I had three concerns.  I knew I would do a bit of feeding to ensure the foxes came, but I had to limit this to avoid any dependency.  I wanted to avoid any habituation with people.  I wanted to avoid giving my location away to others.  There are enough people in this area who will target foxes, so I didn't want to put them at risk.
I have never seen anyone else there, so that's a start.  One night when I had put down some food a fox appeared as I was walking away.  It turned and fled, so no evidence of getting used to people yet.
The first night I staked out the venue I felt that strange mix of anticipation tempered with resignation that the chance of actually seeing let alone snapping a fox was limited.  Suddenly a small shape wandered out of the bramble patch and with barely a glance around it settled down to a few peanuts.  Bingo.  This was my first shot from the site, and even if I didn't get any more I would be content.  In fact it did stick around for a few minutes, enabling some more shots.

This isn't somewhere I can go that often, and even when I have gone then I've only seen a fox perhaps half the visits, so the next snap was a month later.  The cub had clearly grown though ........

but it was a couple of weeks later when I next saw one, then two, that I felt they were really growing up.
 They would come and browse the food, but even when I had put down a bit of dog food ( the night with the camera) they didn't go mad for it, again reassuring. 
They would react to the birds flying over, and on the night when two appeared the one there first visibly stiffened and adopted a defensive posture.  No actual fighting or growling though.

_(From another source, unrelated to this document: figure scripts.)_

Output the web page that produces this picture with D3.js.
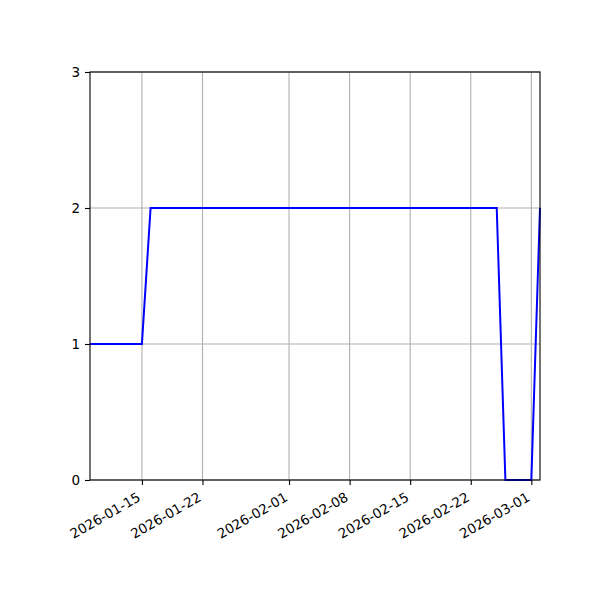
<!DOCTYPE html>
<html>
<head>
<meta charset="utf-8">
<script src="https://cdn.jsdelivr.net/npm/d3@7"></script>
<style>
  body { margin: 0; background: #fff; }
  svg text { font-family: "DejaVu Sans", sans-serif; }
</style>
</head>
<body>
<div id="chart"></div>
<script>
// data: vertices of the step series (value per day)
const dates = ["2026-01-09", "2026-01-15", "2026-01-16", "2026-02-25", "2026-02-26", "2026-03-01", "2026-03-02"];
const values = [1, 1, 2, 2, 0, 0, 2];
const xTicks = ["2026-01-15", "2026-01-22", "2026-02-01", "2026-02-08", "2026-02-15", "2026-02-22", "2026-03-01"];
const yTicks = [0, 1, 2, 3];

const parse = d3.timeParse("%Y-%m-%d");
const fmt = d3.timeFormat("%Y-%m-%d");
const points = dates.map((d, i) => ({ date: parse(d), value: values[i] }));

const width = 600, height = 600;
const margin = { top: 72, right: 60, bottom: 120, left: 90 };

const svg = d3.select("#chart").append("svg")
  .attr("width", width)
  .attr("height", height);

const x = d3.scaleUtc()
  .domain(d3.extent(points, d => d.date))
  .range([margin.left, width - margin.right]);

const y = d3.scaleLinear()
  .domain([0, 3])
  .range([height - margin.bottom, margin.top]);

// grid
svg.append("g")
  .selectAll("line.gx")
  .data(xTicks.map(parse))
  .enter()
  .append("line")
  .attr("x1", d => x(d)).attr("x2", d => x(d))
  .attr("y1", margin.top).attr("y2", height - margin.bottom)
  .attr("stroke", "#b0b0b0")
  .attr("stroke-width", 1.1);

svg.append("g")
  .selectAll("line.gy")
  .data(yTicks)
  .enter()
  .append("line")
  .attr("x1", margin.left).attr("x2", width - margin.right)
  .attr("y1", d => y(d)).attr("y2", d => y(d))
  .attr("stroke", "#b0b0b0")
  .attr("stroke-width", 1.1);

// line
const line = d3.line()
  .x(d => x(d.date))
  .y(d => y(d.value));

svg.append("path")
  .datum(points)
  .attr("fill", "none")
  .attr("stroke", "#0000ff")
  .attr("stroke-width", 2)
  .attr("d", line);

// frame
svg.append("rect")
  .attr("x", margin.left)
  .attr("y", margin.top)
  .attr("width", width - margin.left - margin.right)
  .attr("height", height - margin.top - margin.bottom)
  .attr("fill", "none")
  .attr("stroke", "#000")
  .attr("stroke-width", 1.1);

// x axis
const xAxis = svg.append("g")
  .attr("transform", `translate(0, ${height - margin.bottom})`)
  .call(d3.axisBottom(x)
    .tickValues(xTicks.map(parse))
    .tickFormat(fmt)
    .tickSize(5));

xAxis.select(".domain").remove();
xAxis.selectAll(".tick line").attr("stroke", "#000").attr("stroke-width", 1.1);
// right-aligned, rotated 30 degrees, top-right corner at the tick
xAxis.selectAll(".tick text")
  .style("font-size", "13.5px")
  .attr("fill", "#000")
  .attr("text-anchor", "end")
  .attr("x", 0)
  .attr("y", 0)
  .attr("dy", "0.76em")
  .attr("transform", "translate(-6, 11) rotate(-30)");

// y axis
const yAxis = svg.append("g")
  .attr("transform", `translate(${margin.left}, 0)`)
  .call(d3.axisLeft(y)
    .tickValues(yTicks)
    .tickFormat(d3.format("d"))
    .tickSize(5)
    .tickPadding(5));

yAxis.select(".domain").remove();
yAxis.selectAll(".tick line").attr("stroke", "#000").attr("stroke-width", 1.1);
yAxis.selectAll(".tick text")
  .style("font-size", "13.5px")
  .attr("fill", "#000");
</script>
</body>
</html>
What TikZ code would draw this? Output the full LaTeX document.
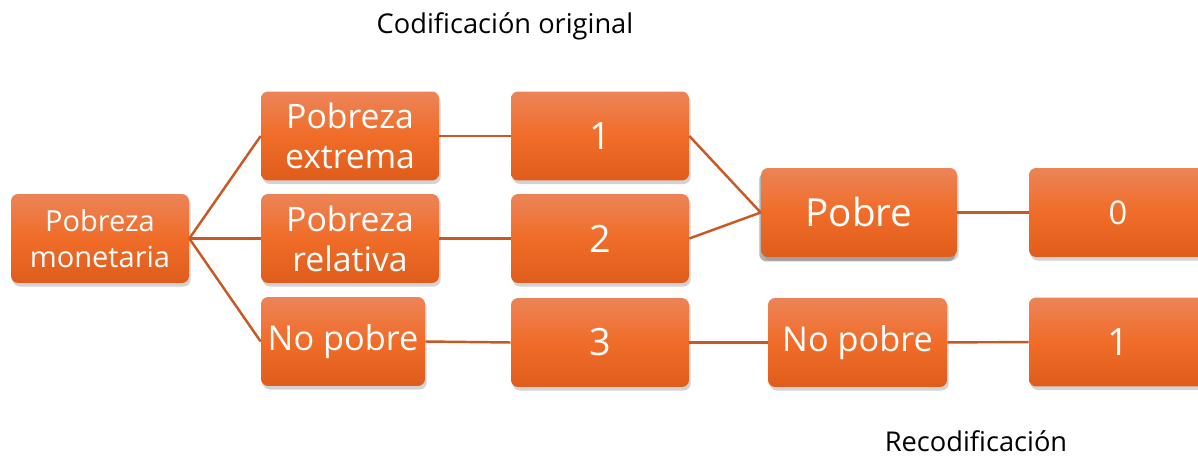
\documentclass[tikz,border=0pt]{standalone}
\usepackage{fontspec}
\setmainfont{Open Sans}
\usetikzlibrary{shadows}
\definecolor{boxtop}{RGB}{236,132,88}
\definecolor{boxmid}{RGB}{240,108,40}
\definecolor{boxbot}{RGB}{224,92,28}
\definecolor{linkcol}{RGB}{200,88,36}
\begin{document}
\begin{tikzpicture}[x=0.02cm,y=-0.02cm,
	box/.style={rectangle,rounded corners=4pt,top color=boxtop,bottom color=boxbot,middle color=boxmid,text=white,align=center,minimum width=3.56cm,minimum height=1.78cm,inner sep=0pt,drop shadow={opacity=0.35,shadow xshift=1pt,shadow yshift=-2pt}},
	link/.style={draw=linkcol,line width=1.4pt},
	title/.style={anchor=base,font=\fontsize{15.5}{18}\selectfont}]
	\useasboundingbox (0,0) rectangle (1198,456);
	\clip (0,0) rectangle (1198,456);
	\node[title] (orig) at (505,34) {Codificación original};
	\node[title] (recod) at (976,451) {Recodificación};
	\node[box,font=\fontsize{16.5}{20.4}\selectfont] (mon) at (100,238.5) {Pobreza\\monetaria};
	\node[box,font=\fontsize{19.2}{22.9}\selectfont] (ext) at (350,136) {Pobreza\\extrema};
	\node[box,font=\fontsize{19.2}{22.9}\selectfont] (rel) at (350,238.5) {Pobreza\\relativa};
	\node[box,minimum width=3.28cm,font=\fontsize{19.5}{23}\selectfont] (np) at (343,341.5) {No pobre};
	\node[box,font=\fontsize{21.4}{25}\selectfont] (c1) at (600,136) {1};
	\node[box,font=\fontsize{21.4}{25}\selectfont] (c2) at (600,238.5) {2};
	\node[box,font=\fontsize{21.4}{25}\selectfont] (c3) at (600,342.5) {3};
	\node[box,minimum width=3.92cm,font=\fontsize{22}{25}\selectfont,drop shadow={opacity=0.6,shadow xshift=-1pt,shadow yshift=-2.5pt}] (pob) at (859,212.5) {Pobre};
	\node[box,minimum width=3.58cm,font=\fontsize{19.5}{23}\selectfont] (np2) at (857.5,342.5) {No pobre};
	\node[box,font=\fontsize{18.6}{22}\selectfont] (cero) at (1118,212.5) {0};
	\node[box,font=\fontsize{21.4}{25}\selectfont] (uno) at (1118,342) {1};
	\draw[link] (mon.east) -- (ext.west);
	\draw[link] (mon.east) -- (rel.west);
	\draw[link] (mon.east) -- (np.west);
	\draw[link] (ext) -- (c1);
	\draw[link] (rel) -- (c2);
	\draw[link] (np.east) -- (c3.west);
	\draw[link] (c1.east) -- (pob.west);
	\draw[link] (c2.east) -- (pob.west);
	\draw[link] (pob) -- (cero);
	\draw[link] (c3) -- (np2);
	\draw[link] (np2) -- (uno);
\end{tikzpicture}
\end{document}
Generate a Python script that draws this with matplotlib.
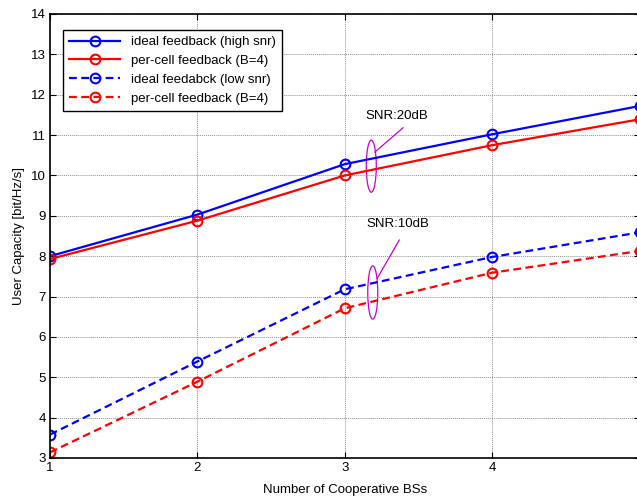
import numpy as np
import matplotlib
matplotlib.use('Agg')
import matplotlib.pyplot as plt
from matplotlib.patches import Ellipse

plt.rcParams['font.family'] = ['Liberation Sans', 'DejaVu Sans']

# data
bs = [1, 2, 3, 4, 5]
ideal_high = [8.0, 9.03, 10.28, 11.02, 11.72]
percell_high = [7.93, 8.88, 10.0, 10.75, 11.39]
ideal_low = [3.58, 5.39, 7.18, 7.98, 8.59]
percell_low = [3.14, 4.89, 6.71, 7.59, 8.13]

labels = ['ideal feedback (high snr)', 'per-cell feedback (B=4)',
          'ideal feedabck (low snr)', 'per-cell feedback (B=4)']
xtick_labels = ['1', '2', '3', '4', '']  # the 5 is cut off in the original

W, H = 637, 499
fig = plt.figure(figsize=(W / 100, H / 100), dpi=100)
ax = fig.add_axes([50 / W, 1 - 458 / H, 589.5 / W, 444 / H])

kw = dict(marker='o', markersize=7, markerfacecolor='none', markeredgewidth=1.5, linewidth=1.6)
ax.plot(bs, ideal_high, color='#0000ff', linestyle='-', label=labels[0], **kw)
ax.plot(bs, percell_high, color='#ff0000', linestyle='-', label=labels[1], **kw)
ax.plot(bs, ideal_low, color='#0000ff', linestyle=(0, (3.5, 2)), label=labels[2], **kw)
ax.plot(bs, percell_low, color='#ff0000', linestyle=(0, (3.5, 2)), label=labels[3], **kw)

ax.set_xlim(1, 5)
ax.set_ylim(3, 14)
ax.set_xticks(bs)
ax.set_xticklabels(xtick_labels)
ax.set_yticks(range(3, 15))
ax.tick_params(direction='in', top=True, right=True, labelsize=9.5, length=4, pad=3)
ax.grid(True, color='#909090', linestyle=(0, (1, 1)), linewidth=0.7)
for s in ax.spines.values():
    s.set_linewidth(1.2)

ax.set_xlabel('Number of Cooperative BSs', fontsize=9.5, labelpad=7)
ax.set_ylabel('User Capacity [bit/Hz/s]', fontsize=9.5, labelpad=4)

# SNR annotations
mag = '#cc00cc'
ax.add_patch(Ellipse((3.18, 10.23), 0.068, 1.29, fill=False, edgecolor=mag, linewidth=0.9))
ax.plot([3.205, 3.395], [10.58, 11.18], color=mag, linewidth=0.9)
ax.text(3.35, 11.48, 'SNR:20dB', fontsize=9.5, ha='center', va='center')
ax.add_patch(Ellipse((3.19, 7.1), 0.068, 1.32, fill=False, edgecolor=mag, linewidth=0.9))
ax.plot([3.22, 3.37], [7.45, 8.4], color=mag, linewidth=0.9)
ax.text(3.36, 8.8, 'SNR:10dB', fontsize=9.5, ha='center', va='center')

leg = ax.legend(loc='upper left', bbox_to_anchor=(13 / 589.5, 1 - 16 / 444), fontsize=9.5,
                frameon=True, fancybox=False, edgecolor='black', framealpha=1,
                handlelength=3.9, borderpad=0.45, labelspacing=0.5, borderaxespad=0)
leg.get_frame().set_linewidth(1.0)

fig.savefig('out.png', dpi=100)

I don't think they clocked me as a person, they were too confident, but I know from looking back at the setup that the lens reflected the sky to some extent, so they would have seen something unusual.

Overall I'm quite pleased with the results so far, even though the light there isn't great and quite a few of the shots were taken at high ISO settings.
I hope the weather and my timetable allow one or two more visits, as from my reading we must be nearing the time when at least some of the cubs will move on.